DataOpArrow( TableDescription( table_name='', column_names=[ 'x', 'y']) . extend({ 'x': 'x + 1', 'y': '7'}), free_table_key='')

b2 = DataOpArrow(TableDescription(column_names=['x', 'y'], table_name=None). \
   extend({
    'y': 9
}))

Now watch what happens when we use “>>” to compose the arrow b1 and b2.

b1 >> b2

DataOpArrow( TableDescription( table_name='', column_names=[ 'x', 'y']) . extend({ 'x': 'x + 1', 'y': '9'}), free_table_key='')

Notice in this special case the composition of b1 and b2 is a single extend node combining the operations and eliminating the dead-value 7. The idea is: the package has some freedom to define composition as long as it is associative. In this case we have an optimization at the compose step so the composition is not list concatenation or function composition.

As we have said, a typical user will not take the time to establish pre-conditions on steps. So they are not so much working with arrows but with operators that can be specialized to arrows. An actual user might build up the above pipeline as follows.


TableDescription(column_names=['x', 'y'], table_name=None). \
   extend({
    'x': 'x + 1',
    'y': 7
    }). \
   extend({
    'y': 9
    })
    

TableDescription( table_name='', column_names=[ 'x', 'y']) . extend({ 'x': 'x + 1', 'y': '9'})

We recently demonstrated this sort of optimization in the R rquery package.

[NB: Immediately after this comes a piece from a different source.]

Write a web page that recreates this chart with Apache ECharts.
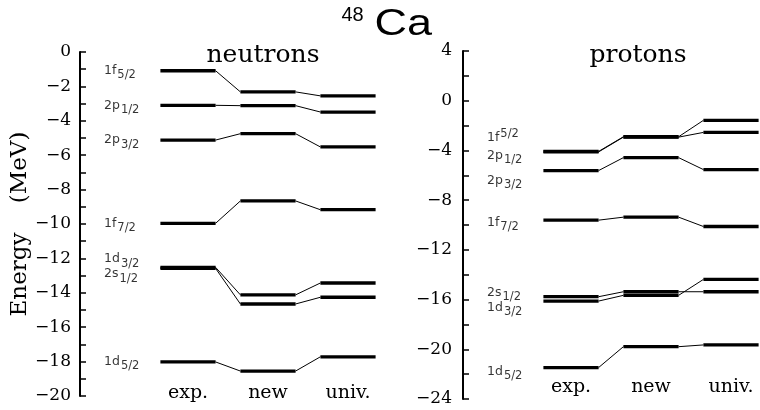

In the above example the user still benefits from the category theory design. As they composed left to right the system was able to add in the pre-conditions for them. The user only needs to set pre-conditions for non-trivial right-hand side pipelines.

Conclusion

The advantage the data_algebra package gets from category theory is: it lets us design the package action (how the package works on data) somewhat independently from operator composition. This gives us a lot more design room and power than a strict function composition or list concatenation theory would give us.